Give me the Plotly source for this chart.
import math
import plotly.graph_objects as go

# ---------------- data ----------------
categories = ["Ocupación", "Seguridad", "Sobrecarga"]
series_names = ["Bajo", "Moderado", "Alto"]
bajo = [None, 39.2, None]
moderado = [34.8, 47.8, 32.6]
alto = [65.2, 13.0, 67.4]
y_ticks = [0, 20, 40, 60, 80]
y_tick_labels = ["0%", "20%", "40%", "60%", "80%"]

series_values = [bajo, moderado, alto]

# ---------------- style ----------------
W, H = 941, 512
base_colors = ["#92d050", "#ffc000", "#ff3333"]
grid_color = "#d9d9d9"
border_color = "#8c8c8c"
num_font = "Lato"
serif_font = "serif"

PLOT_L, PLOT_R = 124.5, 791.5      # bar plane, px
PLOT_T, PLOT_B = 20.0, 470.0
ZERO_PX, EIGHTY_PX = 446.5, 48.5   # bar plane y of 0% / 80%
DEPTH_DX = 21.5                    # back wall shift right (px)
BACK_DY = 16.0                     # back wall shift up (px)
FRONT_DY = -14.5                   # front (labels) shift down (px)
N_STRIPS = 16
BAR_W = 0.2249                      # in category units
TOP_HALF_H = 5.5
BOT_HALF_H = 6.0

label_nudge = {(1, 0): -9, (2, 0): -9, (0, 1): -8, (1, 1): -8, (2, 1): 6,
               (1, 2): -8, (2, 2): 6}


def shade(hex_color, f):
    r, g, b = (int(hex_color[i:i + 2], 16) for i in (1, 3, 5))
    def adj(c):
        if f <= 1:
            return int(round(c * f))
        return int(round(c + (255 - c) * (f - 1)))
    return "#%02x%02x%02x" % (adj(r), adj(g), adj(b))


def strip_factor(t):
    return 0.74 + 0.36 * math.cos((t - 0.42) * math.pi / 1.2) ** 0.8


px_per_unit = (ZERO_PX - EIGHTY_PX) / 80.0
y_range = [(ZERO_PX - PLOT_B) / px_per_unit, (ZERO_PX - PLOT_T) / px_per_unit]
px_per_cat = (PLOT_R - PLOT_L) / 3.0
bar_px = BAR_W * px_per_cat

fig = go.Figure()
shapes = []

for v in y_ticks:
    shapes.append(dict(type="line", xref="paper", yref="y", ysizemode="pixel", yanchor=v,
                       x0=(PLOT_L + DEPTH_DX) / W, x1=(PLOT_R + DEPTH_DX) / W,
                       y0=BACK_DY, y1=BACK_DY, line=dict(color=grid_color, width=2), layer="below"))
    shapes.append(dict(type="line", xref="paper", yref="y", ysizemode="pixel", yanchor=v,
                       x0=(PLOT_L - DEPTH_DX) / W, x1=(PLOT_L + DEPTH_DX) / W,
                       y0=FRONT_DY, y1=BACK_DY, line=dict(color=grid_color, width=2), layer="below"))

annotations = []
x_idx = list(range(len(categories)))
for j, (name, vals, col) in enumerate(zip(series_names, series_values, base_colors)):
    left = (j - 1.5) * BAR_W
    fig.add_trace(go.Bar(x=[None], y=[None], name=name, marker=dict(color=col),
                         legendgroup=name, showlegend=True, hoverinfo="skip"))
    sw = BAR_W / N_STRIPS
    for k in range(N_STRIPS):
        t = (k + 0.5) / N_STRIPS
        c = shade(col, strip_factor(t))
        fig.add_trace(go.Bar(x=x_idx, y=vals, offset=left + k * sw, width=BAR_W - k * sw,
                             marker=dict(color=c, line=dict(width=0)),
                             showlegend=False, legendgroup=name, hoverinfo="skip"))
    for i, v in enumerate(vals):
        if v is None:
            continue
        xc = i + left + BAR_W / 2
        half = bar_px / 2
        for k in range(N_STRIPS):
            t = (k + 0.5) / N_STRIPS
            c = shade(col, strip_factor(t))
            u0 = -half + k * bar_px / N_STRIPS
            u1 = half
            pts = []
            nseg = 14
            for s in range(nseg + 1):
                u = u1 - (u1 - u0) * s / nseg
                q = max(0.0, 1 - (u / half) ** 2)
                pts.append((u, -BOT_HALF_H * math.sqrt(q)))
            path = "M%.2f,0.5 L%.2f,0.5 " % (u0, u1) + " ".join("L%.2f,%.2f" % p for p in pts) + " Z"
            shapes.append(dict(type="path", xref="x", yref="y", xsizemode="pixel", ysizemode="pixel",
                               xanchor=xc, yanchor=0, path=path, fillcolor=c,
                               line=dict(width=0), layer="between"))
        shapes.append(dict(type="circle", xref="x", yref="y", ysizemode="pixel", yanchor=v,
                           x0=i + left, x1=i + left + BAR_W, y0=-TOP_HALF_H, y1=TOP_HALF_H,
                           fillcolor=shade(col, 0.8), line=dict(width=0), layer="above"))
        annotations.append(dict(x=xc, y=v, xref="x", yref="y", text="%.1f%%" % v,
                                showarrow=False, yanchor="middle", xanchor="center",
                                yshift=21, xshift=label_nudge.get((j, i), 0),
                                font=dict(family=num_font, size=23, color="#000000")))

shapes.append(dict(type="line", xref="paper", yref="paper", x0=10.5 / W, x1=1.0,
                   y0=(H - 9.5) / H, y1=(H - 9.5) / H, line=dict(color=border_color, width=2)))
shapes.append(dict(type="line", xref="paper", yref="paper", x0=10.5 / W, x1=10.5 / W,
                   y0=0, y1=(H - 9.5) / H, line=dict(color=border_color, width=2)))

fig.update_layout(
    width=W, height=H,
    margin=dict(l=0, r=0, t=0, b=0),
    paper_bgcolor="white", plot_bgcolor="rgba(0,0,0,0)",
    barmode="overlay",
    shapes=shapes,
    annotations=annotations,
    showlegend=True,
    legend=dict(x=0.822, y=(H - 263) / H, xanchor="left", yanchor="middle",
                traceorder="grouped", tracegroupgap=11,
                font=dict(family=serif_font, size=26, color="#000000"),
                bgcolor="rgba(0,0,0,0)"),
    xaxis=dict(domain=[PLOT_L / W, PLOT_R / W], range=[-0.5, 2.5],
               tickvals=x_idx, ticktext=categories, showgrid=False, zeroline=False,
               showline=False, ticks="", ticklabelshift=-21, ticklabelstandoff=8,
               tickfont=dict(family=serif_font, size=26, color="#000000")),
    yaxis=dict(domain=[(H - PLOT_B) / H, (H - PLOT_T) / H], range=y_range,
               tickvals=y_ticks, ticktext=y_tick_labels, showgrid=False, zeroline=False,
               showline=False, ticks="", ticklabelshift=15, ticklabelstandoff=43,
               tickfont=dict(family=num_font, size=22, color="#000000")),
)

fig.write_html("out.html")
:::
#### Requirements:
All of the material above needs to be copied exactly.

#### Solution to this exercise:
Give me the Plotly source for this chart.
import math
import plotly.graph_objects as go

# ---------------- data ----------------
categories = ["Ocupación", "Seguridad", "Sobrecarga"]
series_names = ["Bajo", "Moderado", "Alto"]
bajo = [None, 39.2, None]
moderado = [34.8, 47.8, 32.6]
alto = [65.2, 13.0, 67.4]
y_ticks = [0, 20, 40, 60, 80]
y_tick_labels = ["0%", "20%", "40%", "60%", "80%"]

series_values = [bajo, moderado, alto]

# ---------------- style ----------------
W, H = 941, 512
base_colors = ["#92d050", "#ffc000", "#ff3333"]
grid_color = "#d9d9d9"
border_color = "#8c8c8c"
num_font = "Lato"
serif_font = "serif"

PLOT_L, PLOT_R = 124.5, 791.5      # bar plane, px
PLOT_T, PLOT_B = 20.0, 470.0
ZERO_PX, EIGHTY_PX = 446.5, 48.5   # bar plane y of 0% / 80%
DEPTH_DX = 21.5                    # back wall shift right (px)
BACK_DY = 16.0                     # back wall shift up (px)
FRONT_DY = -14.5                   # front (labels) shift down (px)
N_STRIPS = 16
BAR_W = 0.2249                      # in category units
TOP_HALF_H = 5.5
BOT_HALF_H = 6.0

label_nudge = {(1, 0): -9, (2, 0): -9, (0, 1): -8, (1, 1): -8, (2, 1): 6,
               (1, 2): -8, (2, 2): 6}


def shade(hex_color, f):
    r, g, b = (int(hex_color[i:i + 2], 16) for i in (1, 3, 5))
    def adj(c):
        if f <= 1:
            return int(round(c * f))
        return int(round(c + (255 - c) * (f - 1)))
    return "#%02x%02x%02x" % (adj(r), adj(g), adj(b))


def strip_factor(t):
    return 0.74 + 0.36 * math.cos((t - 0.42) * math.pi / 1.2) ** 0.8


px_per_unit = (ZERO_PX - EIGHTY_PX) / 80.0
y_range = [(ZERO_PX - PLOT_B) / px_per_unit, (ZERO_PX - PLOT_T) / px_per_unit]
px_per_cat = (PLOT_R - PLOT_L) / 3.0
bar_px = BAR_W * px_per_cat

fig = go.Figure()
shapes = []

for v in y_ticks:
    shapes.append(dict(type="line", xref="paper", yref="y", ysizemode="pixel", yanchor=v,
                       x0=(PLOT_L + DEPTH_DX) / W, x1=(PLOT_R + DEPTH_DX) / W,
                       y0=BACK_DY, y1=BACK_DY, line=dict(color=grid_color, width=2), layer="below"))
    shapes.append(dict(type="line", xref="paper", yref="y", ysizemode="pixel", yanchor=v,
                       x0=(PLOT_L - DEPTH_DX) / W, x1=(PLOT_L + DEPTH_DX) / W,
                       y0=FRONT_DY, y1=BACK_DY, line=dict(color=grid_color, width=2), layer="below"))

annotations = []
x_idx = list(range(len(categories)))
for j, (name, vals, col) in enumerate(zip(series_names, series_values, base_colors)):
    left = (j - 1.5) * BAR_W
    fig.add_trace(go.Bar(x=[None], y=[None], name=name, marker=dict(color=col),
                         legendgroup=name, showlegend=True, hoverinfo="skip"))
    sw = BAR_W / N_STRIPS
    for k in range(N_STRIPS):
        t = (k + 0.5) / N_STRIPS
        c = shade(col, strip_factor(t))
        fig.add_trace(go.Bar(x=x_idx, y=vals, offset=left + k * sw, width=BAR_W - k * sw,
                             marker=dict(color=c, line=dict(width=0)),
                             showlegend=False, legendgroup=name, hoverinfo="skip"))
    for i, v in enumerate(vals):
        if v is None:
            continue
        xc = i + left + BAR_W / 2
        half = bar_px / 2
        for k in range(N_STRIPS):
            t = (k + 0.5) / N_STRIPS
            c = shade(col, strip_factor(t))
            u0 = -half + k * bar_px / N_STRIPS
            u1 = half
            pts = []
            nseg = 14
            for s in range(nseg + 1):
                u = u1 - (u1 - u0) * s / nseg
                q = max(0.0, 1 - (u / half) ** 2)
                pts.append((u, -BOT_HALF_H * math.sqrt(q)))
            path = "M%.2f,0.5 L%.2f,0.5 " % (u0, u1) + " ".join("L%.2f,%.2f" % p for p in pts) + " Z"
            shapes.append(dict(type="path", xref="x", yref="y", xsizemode="pixel", ysizemode="pixel",
                               xanchor=xc, yanchor=0, path=path, fillcolor=c,
                               line=dict(width=0), layer="between"))
        shapes.append(dict(type="circle", xref="x", yref="y", ysizemode="pixel", yanchor=v,
                           x0=i + left, x1=i + left + BAR_W, y0=-TOP_HALF_H, y1=TOP_HALF_H,
                           fillcolor=shade(col, 0.8), line=dict(width=0), layer="above"))
        annotations.append(dict(x=xc, y=v, xref="x", yref="y", text="%.1f%%" % v,
                                showarrow=False, yanchor="middle", xanchor="center",
                                yshift=21, xshift=label_nudge.get((j, i), 0),
                                font=dict(family=num_font, size=23, color="#000000")))

shapes.append(dict(type="line", xref="paper", yref="paper", x0=10.5 / W, x1=1.0,
                   y0=(H - 9.5) / H, y1=(H - 9.5) / H, line=dict(color=border_color, width=2)))
shapes.append(dict(type="line", xref="paper", yref="paper", x0=10.5 / W, x1=10.5 / W,
                   y0=0, y1=(H - 9.5) / H, line=dict(color=border_color, width=2)))

fig.update_layout(
    width=W, height=H,
    margin=dict(l=0, r=0, t=0, b=0),
    paper_bgcolor="white", plot_bgcolor="rgba(0,0,0,0)",
    barmode="overlay",
    shapes=shapes,
    annotations=annotations,
    showlegend=True,
    legend=dict(x=0.822, y=(H - 263) / H, xanchor="left", yanchor="middle",
                traceorder="grouped", tracegroupgap=11,
                font=dict(family=serif_font, size=26, color="#000000"),
                bgcolor="rgba(0,0,0,0)"),
    xaxis=dict(domain=[PLOT_L / W, PLOT_R / W], range=[-0.5, 2.5],
               tickvals=x_idx, ticktext=categories, showgrid=False, zeroline=False,
               showline=False, ticks="", ticklabelshift=-21, ticklabelstandoff=8,
               tickfont=dict(family=serif_font, size=26, color="#000000")),
    yaxis=dict(domain=[(H - PLOT_B) / H, (H - PLOT_T) / H], range=y_range,
               tickvals=y_ticks, ticktext=y_tick_labels, showgrid=False, zeroline=False,
               showline=False, ticks="", ticklabelshift=15, ticklabelstandoff=43,
               tickfont=dict(family=num_font, size=22, color="#000000")),
)

fig.write_html("out.html")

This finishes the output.